The young man took the cigarette, which was burnt down half way, and examined it carefully. Then he smelt it.
"Periquette tobacco?" said he thoughtfully, "comes from France,--from Algiers,--from----"
"Tangiers," interposed Kind, taking the cigarette, "see,--this cigarette is marked 'Tangerian.' I have never seen one like that in England. It might have come from France, or from Algiers or Tangiers, but one thing we can be certain of, that the murderer came from foreign parts only a short time ago. A man doesn't keep cigarettes for months, unless he has a large quantity. The murderer may have had a quantity, but the chances are that he hadn't. In fact," Kind leaned back with the air of a man, who has made up his mind, "I believe that the man came from a ship and was a sailor, else why should he have displayed such activity in climbing up to a window."
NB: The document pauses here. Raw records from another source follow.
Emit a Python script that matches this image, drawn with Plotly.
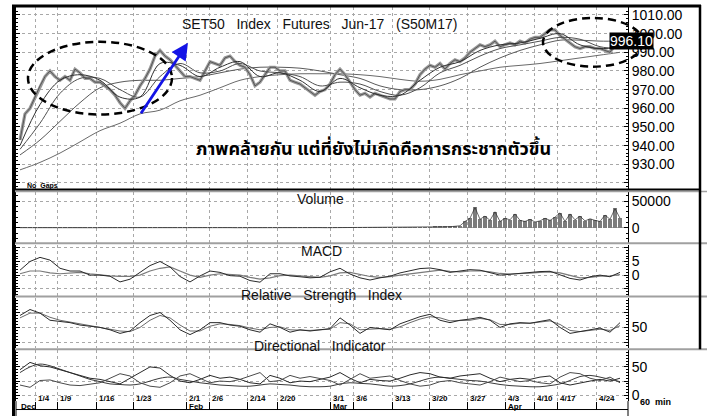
import plotly.graph_objects as go
from plotly.subplots import make_subplots

W, H = 707, 418

# ---------------- data ----------------
# price closes, one value per ~5px step (bar group index)
price_close = [943, 957, 960, 966, 972, 977, 980, 977, 975, 977,
               975, 981, 979, 976, 976, 974, 974, 972, 970, 967,
               963, 960, 964, 967, 972, 976, 981, 988, 991, 988,
               986, 983, 980, 977, 977, 976, 975, 980, 985, 984,
               983, 987, 988, 985, 983, 982, 978, 972, 974, 978,
               982, 982, 980, 980, 975, 974, 973, 971, 969, 967,
               969, 970, 973, 978, 981, 978, 974, 970, 967, 968,
               966, 968, 967, 966, 965, 965, 969, 970, 970, 973,
               978, 981, 983, 982, 984, 981, 984, 986, 985, 987,
               990, 992, 994, 993, 994, 996, 993, 994, 995, 994,
               996, 995, 997, 998, 998, 1000, 1002, 1002, 999, 997,
               995, 993, 992, 993, 993, 992, 992, 991, 990, 994, 996.1]
last_price = 996.10

# moving averages sampled every 4 bar groups
ma_fast1 = [940, 962, 975, 978, 975, 966, 966, 984, 983, 977, 982, 985, 977, 979, 975, 969,
            976, 971, 967, 967, 975, 982, 985, 991, 994, 995, 997.5, 1000, 994, 992, 993]
ma_fast2 = [938, 952, 968, 976, 976, 970, 966, 977, 984, 979, 980, 984, 980, 979, 977, 972,
            974, 973, 969, 967, 971, 979, 983, 988, 992, 994, 996, 998, 997, 993, 992]
ma_mid = [935, 943, 953, 963, 971, 974, 975, 975, 976, 977, 979, 981, 982, 982, 981.5, 980,
          978, 976, 972, 970, 970, 972, 976, 982, 987, 991, 994, 996.5, 996.5, 996, 996]
ma_long = [927, 931, 936, 942, 948, 952, 957, 959, 964, 967, 971, 975, 977, 978, 978.5, 978.5,
           978.5, 978, 977, 975.5, 974.5, 975.5, 978, 980, 982, 983, 984, 985.5, 987, 988.5, 990]

volume = [400, 300, 500, 350, 450, 300, 600, 400, 350, 500,
          300, 450, 400, 350, 500, 300, 400, 450, 350, 300,
          500, 400, 350, 450, 300, 400, 500, 350, 400, 300,
          450, 350, 400, 500, 300, 350, 450, 400, 300, 500,
          350, 400, 450, 300, 400, 350, 500, 400, 300, 450,
          350, 400, 300, 500, 450, 350, 400, 300, 450, 400,
          500, 350, 400, 450, 300, 400, 350, 500, 400, 450,
          500, 600, 550, 700, 600, 800, 700, 900, 800, 1000,
          1200, 1100, 1500, 2000, 1800, 2500, 2200, 3000, 4000, 12000,
          18000, 38000, 16000, 22000, 14000, 30000, 12000, 18000, 15000, 26000,
          14000, 12000, 16000, 11000, 13000, 18000, 14000, 20000, 28000, 12000,
          26000, 15000, 22000, 13000, 17000, 14000, 12000, 24000, 16000, 36000, 18000]

# indicators sampled every 2 bar groups
macd = [1.8, 5, 6.5, 5.5, 2.5, 1.5, 1.5, 0, 0, -0.4, -2.5, -1.5, 1, 3.5, 5, 3, -0.5, -2.5, -0.3, 1.5,
        1, -0.2, -0.4, -2, -2.6, 0.5, 0.5, -0.3, -0.6, -1, -0.8, 1.2, 2.5, 0.4, -1, -1.8, -1, -0.4, 0.8, 1.5,
        2.4, 2.6, 2, 1, 1.5, 2, 1.8, 0.8, 0, 0.3, 0.7, 1, 1.3, 1.4, 0, -1.2, -1.8, -0.6, 0, -0.6, 1]
macd_signal = [0.5, 1.5, 1.5, 0.8, 0.5, 0.8, 1, 0.5, 0, -0.3, -0.5, -0.5, 0, 1.5, 2.5, 3, 1.5, 0, -0.8, 0,
               0.5, 0.3, 0, -0.8, -1.5, -1, -0.2, 0, -0.2, -0.5, -0.8, -0.3, 0.8, 1, 0.3, -0.5, -0.8, -0.6, 0, 0.5,
               1, 1.5, 1.8, 1.4, 1.2, 1.5, 1.6, 1.2, 0.6, 0.4, 0.5, 0.7, 1, 1.2, 0.8, -0.2, -1, -0.8, -0.4, -0.3, 0.2]
rsi = [70, 80, 74, 62, 60, 58, 54, 52, 50, 46, 40, 44, 58, 70, 75, 62, 46, 38, 46, 58,
       58, 54, 52, 46, 42, 56, 50, 42, 46, 44, 46, 48, 66, 54, 40, 50, 48, 46, 56, 62,
       68, 72, 62, 58, 62, 64, 67, 62, 50, 56, 58, 57, 60, 63, 50, 40, 43, 46, 49, 42, 58]
rsi_avg = [66, 74, 74, 67, 62, 59, 56, 53, 51, 48, 44, 43, 50, 62, 70, 66, 54, 44, 44, 52,
           56, 55, 53, 49, 46, 50, 51, 46, 45, 45, 46, 47, 58, 56, 46, 47, 48, 47, 51, 58,
           64, 68, 66, 61, 61, 62, 65, 63, 55, 55, 57, 57, 59, 61, 55, 45, 43, 45, 47, 45, 53]
di_plus = [45, 58, 52, 50, 45, 40, 35, 30, 28, 24, 20, 30, 40, 50, 48, 35, 25, 22, 28, 35,
           30, 32, 28, 22, 20, 35, 30, 22, 25, 24, 28, 32, 40, 30, 22, 28, 26, 25, 30, 36,
           40, 38, 32, 30, 34, 36, 38, 30, 24, 28, 30, 28, 32, 34, 22, 18, 22, 25, 28, 25, 30]
di_minus = [18, 14, 26, 27, 22, 18, 17, 20, 22, 30, 38, 34, 22, 16, 14, 22, 34, 38, 30, 22,
            25, 24, 28, 34, 40, 24, 26, 35, 30, 33, 30, 26, 18, 28, 38, 30, 32, 34, 26, 20,
            16, 18, 24, 26, 22, 20, 18, 24, 32, 28, 24, 26, 22, 20, 32, 40, 38, 30, 26, 32, 22]
adx = [40, 50, 55, 52, 46, 40, 34, 28, 24, 20, 19, 18, 20, 25, 30, 32, 28, 25, 22, 20,
       18, 17, 16, 16, 18, 20, 19, 18, 16, 15, 15, 16, 20, 22, 21, 20, 18, 16, 17, 20,
       25, 30, 32, 30, 28, 26, 25, 22, 19, 17, 16, 15, 15, 17, 20, 26, 33, 35, 32, 28, 24]

tick_pos = [3, 7.4, 15.2, 22.6, 33.2, 37.8, 45.4, 51.4, 62, 66.6, 74.4, 81.8, 89.4, 97, 102.8, 107.4, 115.2]
tick_lab = ["1/4", "1/9", "1/16", "1/23", "2/1", "2/6", "2/14", "2/20", "3/1", "3/6",
            "3/13", "3/20", "3/27", "4/3", "4/10", "4/17", "4/24"]
month_pos = [-0.4, 33.2, 62, 97]
month_lab = ["Dec", "Feb", "Mar", "Apr"]

price_ticks = [920, 930, 940, 950, 960, 970, 980, 990, 1000, 1010]
price_tick_text = ["", "930.00", "940.00", "950.00", "960.00", "970.00", "980.00", "990.00", "1000.00", "1010.00"]

# ---------------- figure ----------------
idx = list(range(len(price_close)))
idx2 = list(range(0, 121, 2))
idx4 = list(range(0, 121, 4))

fig = make_subplots(rows=5, cols=1, shared_xaxes=True, vertical_spacing=0.0)

def X(p):
    return p / W

def Y(p):
    return 1 - p / H

lw = 1
fig.add_trace(go.Scatter(x=idx4, y=ma_long, mode="lines", line=dict(color="#6a6a6a", width=lw, shape="spline")), 1, 1)
fig.add_trace(go.Scatter(x=idx4, y=ma_mid, mode="lines", line=dict(color="#5a5a5a", width=lw, shape="spline")), 1, 1)
fig.add_trace(go.Scatter(x=idx, y=price_close, mode="lines", line=dict(color="#9a9a9a", width=3.2)), 1, 1)
fig.add_trace(go.Scatter(x=idx, y=price_close, mode="lines", line=dict(color="#454545", width=0.8)), 1, 1)
fig.add_trace(go.Scatter(x=idx4, y=ma_fast2, mode="lines", line=dict(color="#505050", width=lw, shape="spline")), 1, 1)
fig.add_trace(go.Scatter(x=idx4, y=ma_fast1, mode="lines", line=dict(color="#303030", width=lw, shape="spline")), 1, 1)

fig.add_trace(go.Bar(x=idx, y=volume, marker=dict(color="#7c7c7c", line=dict(width=0)), width=0.7), 2, 1)
fig.add_trace(go.Scatter(x=idx, y=volume, mode="lines", line=dict(color="#2a2a2a", width=0.7)), 2, 1)

fig.add_trace(go.Scatter(x=idx2, y=macd_signal, mode="lines", line=dict(color="#7a7a7a", width=1.2)), 3, 1)
fig.add_trace(go.Scatter(x=idx2, y=macd, mode="lines", line=dict(color="#2a2a2a", width=1)), 3, 1)

fig.add_trace(go.Scatter(x=idx2, y=rsi_avg, mode="lines", line=dict(color="#6a6a6a", width=1)), 4, 1)
fig.add_trace(go.Scatter(x=idx2, y=rsi, mode="lines", line=dict(color="#2a2a2a", width=1)), 4, 1)

fig.add_trace(go.Scatter(x=idx2, y=adx, mode="lines", line=dict(color="#3a3a3a", width=1, shape="spline")), 5, 1)
fig.add_trace(go.Scatter(x=idx2, y=di_plus, mode="lines", line=dict(color="#2a2a2a", width=1)), 5, 1)
fig.add_trace(go.Scatter(x=idx2, y=di_minus, mode="lines", line=dict(color="#4a4a4a", width=1)), 5, 1)

font = "Liberation Sans, Arial, sans-serif"
grid = dict(showgrid=True, gridcolor="#a8a8a8", griddash="dot", gridwidth=1)

domains = [(7, 190), (193, 244), (246, 297), (299, 350), (352, 403)]
ranges = [(916.7, 1014.3), (-27800, 66700), (-7.5, 11.1), (15, 100), (-10.3, 79.3)]
ytv = [price_ticks, [0, 50000], [-5, 0, 5, 10], [25, 50, 75], [0, 25, 50]]
ytt = [price_tick_text, ["0", "50000"], ["", "0", "5", ""], ["", "50", ""], ["0", "", "50"]]
minor_dt = [2, 10000, 1, 5, 5]

for i in range(5):
    n = "" if i == 0 else str(i + 1)
    t0, t1 = domains[i]
    fig.layout["yaxis" + n].update(
        domain=[Y(t1), Y(t0)], range=list(ranges[i]), side="right",
        tickmode="array", tickvals=ytv[i], ticktext=ytt[i],
        tickfont=dict(family=font, size=14, color="#000"),
        ticks="inside", ticklen=4, tickcolor="#000",
        minor=dict(tickmode="linear", dtick=minor_dt[i], ticks="inside", ticklen=2, tickcolor="#000", showgrid=False),
        showline=True, linecolor="#000", linewidth=1, mirror="ticks",
        zeroline=False, fixedrange=True, **grid)
    fig.layout["xaxis" + n].update(
        domain=[X(16), X(628)], range=[-0.8, 121.6],
        tickmode="array", tickvals=tick_pos, showticklabels=False,
        ticks="outside" if i == 4 else "", ticklen=8, tickcolor="#000",
        showline=False, zeroline=False, **grid)

ann = []
# tick labels
for p, s in zip(tick_pos, tick_lab):
    ann.append(dict(x=p, xref="x5", y=Y(407), yref="paper", text="<b>" + s + "</b>", showarrow=False,
                    xanchor="left", xshift=1, font=dict(family=font, size=8, color="#000")))
for p, s in zip(month_pos, month_lab):
    ann.append(dict(x=p, xref="x5", y=Y(415), yref="paper", text="<b>" + s + "</b>", showarrow=False,
                    xanchor="left", xshift=1, font=dict(family=font, size=8, color="#000")))

def txt(x, y, s, size=13, bold=False, color="#111", fam=font, **kw):
    ann.append(dict(x=X(x), y=Y(y), xref="paper", yref="paper", text=("<b>%s</b>" % s) if bold else s,
                    showarrow=False, font=dict(family=fam, size=size, color=color), **kw))

sp = "\u00a0\u00a0 "
txt(319, 14, sp.join(["SET50", "Index", "Futures", "Jun-17", "(S50M17)"]), 14)
txt(374, 135, "ภาพคล้ายกัน แต่ที่ยังไม่เกิดคือการกระชากตัวขึ้น", 18, True, "#000",
    "Noto Sans Thai, Tahoma, sans-serif")
txt(25, 187, "No\u00a0 Gaps", 7, True, "#000", xanchor="left")
txt(320, 200, "Volume", 14)
txt(321, 252, "MACD", 14)
txt(321, 306, sp.join(["Relative", "Strength", "Index"]), 14)
txt(320, 358, sp.join(["Directional", "Indicator"]), 14)
txt(673, 411, "60\u00a0 min", 9, True, "#000")
# last price tag
ann.append(dict(x=X(654), y=last_price, xref="paper", yref="y", text="996.10", showarrow=False,
                bgcolor="#000", font=dict(family=font, size=14, color="#fff"), borderpad=0))
# blue arrow
ann.append(dict(x=X(188), y=Y(43), xref="paper", yref="paper", ax=-48, ay=72, showarrow=True,
                arrowhead=2, arrowsize=1.2, arrowwidth=2.8, arrowcolor="#1414e6", text=""))

shapes = []
# dashed ellipses
shapes.append(dict(type="circle", xref="paper", yref="paper", x0=X(28), x1=X(172), y0=Y(115), y1=Y(42),
                   line=dict(color="#000", width=2.5, dash="8px,5px")))
shapes.append(dict(type="circle", xref="paper", yref="paper", x0=X(543), x1=X(643), y0=Y(67), y1=Y(18),
                   line=dict(color="#000", width=2.5, dash="8px,5px")))

def hline(y, x0, x1, color, w):
    shapes.append(dict(type="line", xref="paper", yref="paper", x0=X(x0), x1=X(x1), y0=Y(y), y1=Y(y),
                       line=dict(color=color, width=w)))

def vline(x, y0, y1, color, w):
    shapes.append(dict(type="line", xref="paper", yref="paper", x0=X(x), x1=X(x), y0=Y(y0), y1=Y(y1),
                       line=dict(color=color, width=w)))

for yy in (244.5, 298, 351):
    hline(yy, 14, 707, "#a0a0a0", 2)
hline(192.5, 14, 707, "#a0a0a0", 1.5)
hline(190.5, 13, 701, "#000", 2)
hline(6, 12, 701, "#000", 3)
vline(13.5, 5, 418, "#000", 3)
vline(700, 5, 351, "#000", 2.5)
hline(411.5, 16, 628, "#000", 1)
vline(628, 403, 418, "#000", 1)
vline(16, 403, 418, "#000", 1)

fig.update_layout(width=W, height=H, margin=dict(l=0, r=0, t=0, b=0),
                  paper_bgcolor="#fff", plot_bgcolor="#fff", showlegend=False,
                  bargap=0, annotations=ann, shapes=shapes)

fig.write_html("out.html", config={"displayModeBar": False},
               post_script="document.body.style.margin='0';document.body.style.overflow='hidden';")
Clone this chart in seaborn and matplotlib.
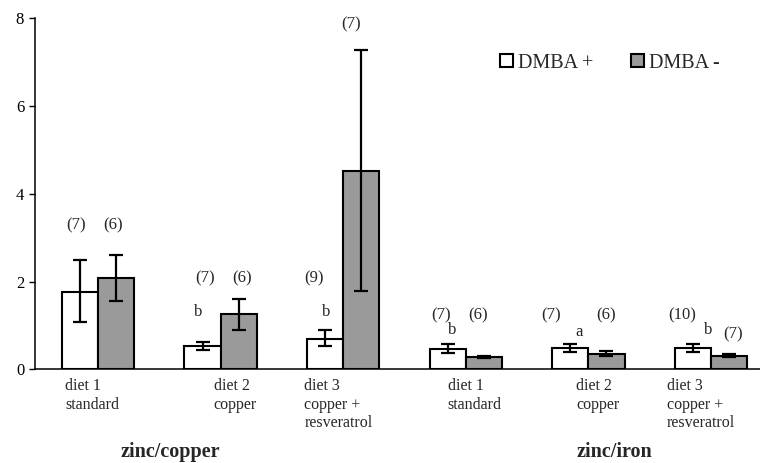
import matplotlib
matplotlib.use("Agg")
import matplotlib.pyplot as plt
import seaborn as sns
import pandas as pd
from matplotlib.patches import Patch
from matplotlib.transforms import blended_transform_factory

# ── Data ─────────────────────────────────────────────────────────────────────
panels     = ["zinc/copper", "zinc/iron"]
diets      = ["diet 1\nstandard", "diet 2\ncopper", "diet 3\ncopper +\nresveratrol"]
treatments = ["DMBA +", "DMBA -"]

pos_mean = [1.77, 0.52, 0.69, 0.46, 0.49, 0.49]
pos_lo   = [1.07, 0.44, 0.52, 0.38, 0.39, 0.40]
pos_hi   = [2.49, 0.62, 0.90, 0.57, 0.57, 0.57]
neg_mean = [2.09, 1.25, 4.53, 0.27, 0.36, 0.31]
neg_lo   = [1.56, 0.90, 1.79, 0.25, 0.30, 0.29]
neg_hi   = [2.60, 1.60, 7.27, 0.30, 0.42, 0.34]

n_pos   = ["(7)", "(7)", "(9)", "(7)", "(7)", "(10)"]
n_neg   = ["(6)", "(6)", "(7)", "(6)", "(6)", "(7)"]
letters = ["", "b", "b", "b", "a", "b"]

yticks = [0, 2, 4, 6, 8]

# ── Layout for text (pixel offsets from bar centres, y in data units) ─────────
n_pos_dx  = [-3.5, 2.5, -11, -7, -19, -10.5]
n_neg_dx  = [-3.5, 3, -10, -6, 0, 4.5]
letter_dx = [0, -4.5, 1, 4.5, 9, 15.5]
n_pos_y   = [3.29, 2.08, 2.08, 1.24, 1.24, 1.24]
n_neg_y   = [3.29, 2.08, 7.86, 1.24, 1.24, 0.80]
letter_y  = [0, 1.30, 1.30, 0.90, 0.85, 0.90]
diet_dx   = [-33, -7, -39, -18, -12, -44]
panel_x   = [0.59, 4.21]

categories = [f"{p} {d}" for p in panels for d in diets]
diet_labels = [d for _ in panels for d in diets]

df = pd.DataFrame({
    "category":  categories * 2,
    "treatment": [treatments[0]] * 6 + [treatments[1]] * 6,
    "value":     pos_mean + neg_mean,
})

GREY = "#9a9a9a"
PX2PT = 72 / 100

sns.set_style("ticks")
plt.rcParams["font.family"] = ["Liberation Serif", "DejaVu Serif"]

fig = plt.figure(figsize=(7.6, 4.63), dpi=100)
ax = fig.add_axes([35 / 760, 1 - 369.3 / 463, 725 / 760, 351 / 463])

sns.barplot(
    data=df, x="category", y="value", hue="treatment",
    order=categories, hue_order=treatments,
    palette={treatments[0]: "white", treatments[1]: GREY},
    edgecolor="black", linewidth=1.5, width=0.59,
    errorbar=None, legend=False, ax=ax,
)

# error bars on top of each bar
for cont, mean, lo, hi in zip(ax.containers,
                              [pos_mean, neg_mean],
                              [pos_lo, neg_lo],
                              [pos_hi, neg_hi]):
    xs = [b.get_x() + b.get_width() / 2 for b in cont]
    yerr = [[m - l for m, l in zip(mean, lo)], [h - m for m, h in zip(mean, hi)]]
    ax.errorbar(xs, mean, yerr=yerr, fmt="none", ecolor="black",
                elinewidth=1.6, capsize=5, capthick=1.6, zorder=5)

# n-labels and significance letters
pos_x = [b.get_x() + b.get_width() / 2 for b in ax.containers[0]]
neg_x = [b.get_x() + b.get_width() / 2 for b in ax.containers[1]]
for i in range(6):
    ax.annotate(n_pos[i], (pos_x[i], n_pos_y[i]), xytext=(n_pos_dx[i] * PX2PT, 0),
                textcoords="offset points", ha="center", va="center", fontsize=12)
    ax.annotate(n_neg[i], (neg_x[i], n_neg_y[i]), xytext=(n_neg_dx[i] * PX2PT, 0),
                textcoords="offset points", ha="center", va="center", fontsize=12)
    if letters[i]:
        ax.annotate(letters[i], (pos_x[i], letter_y[i]), xytext=(letter_dx[i] * PX2PT, 0),
                    textcoords="offset points", ha="center", va="center", fontsize=12)

# diet labels under the axis
trans = blended_transform_factory(ax.transData, ax.transAxes)
for i, lab in enumerate(diet_labels):
    ax.annotate(lab, (i, 0), xycoords=trans, xytext=(diet_dx[i] * PX2PT, -9 * PX2PT),
                textcoords="offset points", ha="left", va="top",
                fontsize=11.5, linespacing=1.2)

for x, lab in zip(panel_x, panels):
    ax.annotate(lab, (x, 0), xycoords=trans, xytext=(0, -83 * PX2PT),
                textcoords="offset points", ha="center", va="center",
                fontsize=14.5, fontweight="bold")

ax.set_xlim(-0.514, 5.40)
ax.set_ylim(0, 8)
ax.set_yticks(yticks)
ax.set_xticks([])
ax.set_xlabel("")
ax.set_ylabel("")
ax.tick_params(axis="y", length=4.3, width=1, pad=3.5, labelsize=12, colors="black")
sns.despine(ax=ax)
for side in ["left", "bottom"]:
    ax.spines[side].set_color("black")
    ax.spines[side].set_linewidth(1.1)

handles = [Patch(facecolor="white", edgecolor="black", linewidth=1.5),
           Patch(facecolor=GREY, edgecolor="black", linewidth=1.5)]
fig.legend(handles, treatments, loc="center left",
           bbox_to_anchor=(500 / 760, 1 - 63 / 463), ncol=2, frameon=False,
           fontsize=14.5, borderpad=0, borderaxespad=0,
           handlelength=0.65, handleheight=0.65, handletextpad=0.25,
           columnspacing=1.85)

fig.savefig("out.png", dpi=100)
plt.close(fig)
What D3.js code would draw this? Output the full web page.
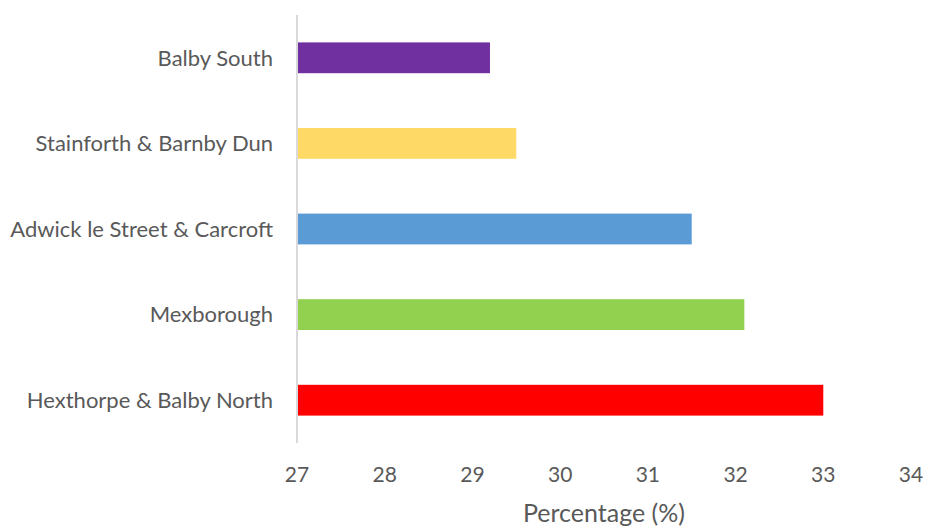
<!DOCTYPE html>
<html><head><meta charset="utf-8">
<script src="https://cdn.jsdelivr.net/npm/d3@7"></script>
<style>html,body{margin:0;padding:0;background:#fff;}</style>
</head><body>
<svg id="chart" width="927" height="527"></svg>
<script>
const categories = ["Balby South", "Stainforth & Barnby Dun", "Adwick le Street & Carcroft", "Mexborough", "Hexthorpe & Balby North"];
const values = [29.2, 29.5, 31.5, 32.1, 33.0];
const colors = ["#7030a0", "#ffd966", "#5b9bd5", "#92d050", "#ff0000"];
const xTicks = [27, 28, 29, 30, 31, 32, 33, 34];
const xTitle = "Percentage (%)";

const svg = d3.select("#chart");
const font = "Lato, 'Open Sans', sans-serif";
const x = d3.scaleLinear().domain([27, 34]).range([297, 911]);
const y = d3.scaleBand().domain(categories).range([15, 443]).paddingInner(0.64).paddingOuter(0.32);

svg.selectAll("rect.bar").data(categories).enter().append("rect")
  .attr("class", "bar")
  .attr("x", x(27))
  .attr("y", d => y(d))
  .attr("height", y.bandwidth())
  .attr("width", (d, i) => x(values[i]) - x(27))
  .attr("fill", (d, i) => colors[i]);

// vertical axis line
svg.append("line").attr("x1", 297).attr("x2", 297).attr("y1", 15).attr("y2", 443)
  .attr("stroke", "#d9d9d9").attr("stroke-width", 2);

// category labels
svg.selectAll("text.cat").data(categories).enter().append("text")
  .attr("class", "cat")
  .attr("x", 273)
  .attr("y", d => y(d) + y.bandwidth() / 2)
  .attr("dy", "0.35em")
  .attr("text-anchor", "end")
  .attr("font-family", font).attr("font-size", 22).attr("fill", "#595959")
  .text(d => d);

// x tick labels
svg.selectAll("text.tick").data(xTicks).enter().append("text")
  .attr("class", "tick")
  .attr("x", d => x(d))
  .attr("y", 482)
  .attr("text-anchor", "middle")
  .attr("font-family", font).attr("font-size", 21).attr("fill", "#595959")
  .text(d => d);

svg.append("text").attr("x", 604).attr("y", 522).attr("text-anchor", "middle")
  .attr("font-family", font).attr("font-size", 25).attr("fill", "#595959")
  .text(xTitle);
</script>
</body></html>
"It's all theory," said Browne, shaking his head disconsolately.
"The cigarette isn't."
"No. All the same, I don't see how you are going to find this man."
"That must be your task, doctor."
"Mine?" Browne jumped up.
"Yes. Mr. Herries must stop here for the present. Later, when I have found the man, he can give himself up. You, doctor, know Miss Maud Tedder, the daughter of the deceased?"
"Yes."
"Then go and see her at Tarhaven. Ask her questions, for in Sir Simon's past life will be found the reason for his murder."
"But if it was blackmail, and I am bound to say that it looks like it,--and if the meeting was kept secret, I don't see what Miss Tedder will know."
"Ah, I must leave the hunting of the man to your cleverness," said Kind. "You have the entry of the house at Tarhaven and can prosecute your enquiries without suspicion. I can't do that, but while you are working at Tarhaven, I'll search round here, and I daresay I'll learn something worth knowing."
Browne nodded.
"I'll do my best," he said. "I'll call and see Miss Tedder to-morrow, and question her."
"And tell her," said Herries in a low voice, "that the man who loved her is in danger."
"I daresay she'll know that to-night from Trent," said Browne calmly. "Do you love her now, Herries?"
"No. She treated me very badly."
"Just what a girl like that would do. She has no heart; she is a penny doll, full of whims and fancies, with a passion for rank and fine clothes. Humph! She'll be able to indulge now, as she will undoubtedly have something like fifty thousand a year. But perhaps, for the sake of auld lang syne," he added clapping his friend on the shoulder, "she may spend some of the money in saving you."
"I'll do that," said Kind sharply, and with a glance in the direction of his still sleeping wife. "Nothing I can do is too much for the man who gave me back my Rachel."
"You will stay here, of course?" Browne asked Herries, looking at the floor, where the hiding-place was concealed.
"Yes. I am guided by Kind, who thinks it best."
"Meantime, I do," said the Cheap-jack, "later, when we are sure of our ground, you can give yourself up. But to surrender now, would be to put a rope round your neck. Trent is a blundering ass."
"I quite agree with you," said Browne heartily. "Well, good-bye, Herries, I must return to the inn, and to-morrow, I'll see Miss Tedder at Tarhaven. And Gowrie?"
"I'll find him," said Kind, quickly, "he certainly may be able to help, and he will too. Elspeth will make him!"
"How do you know?"
"Elspeth said that she was Gowrie's daughter," said Kind briefly. "The man is unknown to me, but Elspeth will find him."